There are, however, a small number of events that all components must handle. These are shown below: Life Cycle Events

Indicates that Component should begin executing
Notification event returned by Component to indicated that it has started
Indicates that Component should cease executing
Notification event returned by Component. The Component may generate this event without having received a previous Halt event if it completes execution on its own, e.g., by reaching the end of its markup.

In addition, we think that the following events may prove useful for many components. We have not decided whether they will be mandatory for all Components, mandatory for a certain set of components, or optional.

Indicates the start of a user session. Markup may be passed as a URL or literal string.
SessionAdded Notification event returned by the Component
Indicates the end of a user session
Notification event returned by the Component
Indicates that Component should pause execution. Components that do not have the ability to pause may treat this as equivalent to Halt.
Notification event returned by Component
Indicates that Component should resume its paused execution. Components that do not have the ability to pause should treat this as equivalent to Run.
Notification event returned by Component

The AddSession event is designed to allow the component to prepare for an interaction by fetching resources, allocating memory, etc. The component would not required to do any of this, of course, but it must return a SessionAdded event in response. The EndSession event would be delivered to the component at the end of an interaction and would be designed to allow the freeing of resources, etc. As with AddSession, the component must generate a response event, in this case SessionEnded.

5.1.4 Event Sequencing and Delivery

There are no general guarantees on event sequencing other than the following: events are delivered to the Runtime Framework in the same order that the Component raised them. Note that this implies that events cannot get lost, i.e. that any event that a Component raises must be delivered to the Runtime Framework. The subsequent treatment of the event is entirely left to the discretion of the Runtime Framework and Interaction Manager. In particular they will decide which Components the event gets delivered to - if any - and the order it will be delivered in relative to other events. Note that the Runtime Framework may deliver events to a Component in a different order from the one in which it originally received them

5.2 Other Interfaces

The Dynamic Properties Framework component has its own interface, separate from the Modality Component interface. It is defined in Dynamic Properties Framework [DPF].

The Interaction Manager's interface to the Runtime Framework is hidden, meaning that the IM is provided as part of the Runtime Framework. At some point we may wish to standardize this interface, which would allow one vendor's Interaction Manager to work with another's Runtime Framework.

The interface to the Data Component is defined by XForms [XFORMS].

6 Start-Up and Session Life Cycle

The concept of session (which could also be called "user interaction") exists at both the level Runtime Framework and the level of the Modality Components. The Framework's session lasts for the entire interaction with the user (possibly multiple users.) The Modality Components' sessions occur in the context of this encompasing Framework-level session.
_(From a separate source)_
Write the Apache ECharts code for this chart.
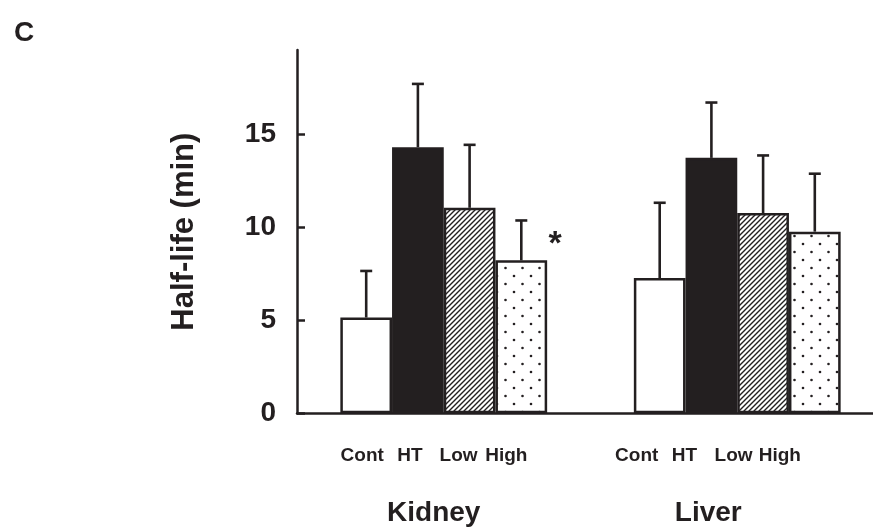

For an individual Modality Component, its session consits of the period of time that it is interacting with the user. The Modality Component's session may be shorter than the Runtime Framework's session and different Modality Components may have sessions with different durations. For example, there could be an application that starts of as a GUI interaction, and then adds a voice component part way through the interaction. After a while, the GUI part of the application terminates while the voice interaction continues. Then a new GUI interaction is added and later the voice application terminates, leaving the new GUI component to complete the interaction. In this case, there is one voice session and two separate GUI sessions. The first GUI session starts before the voice session and also ends before it. The voice session, in turn, overlaps with the second GUI session and terminates before it. The overarching Runtime Framework session contains all three of the Modality Component sessions.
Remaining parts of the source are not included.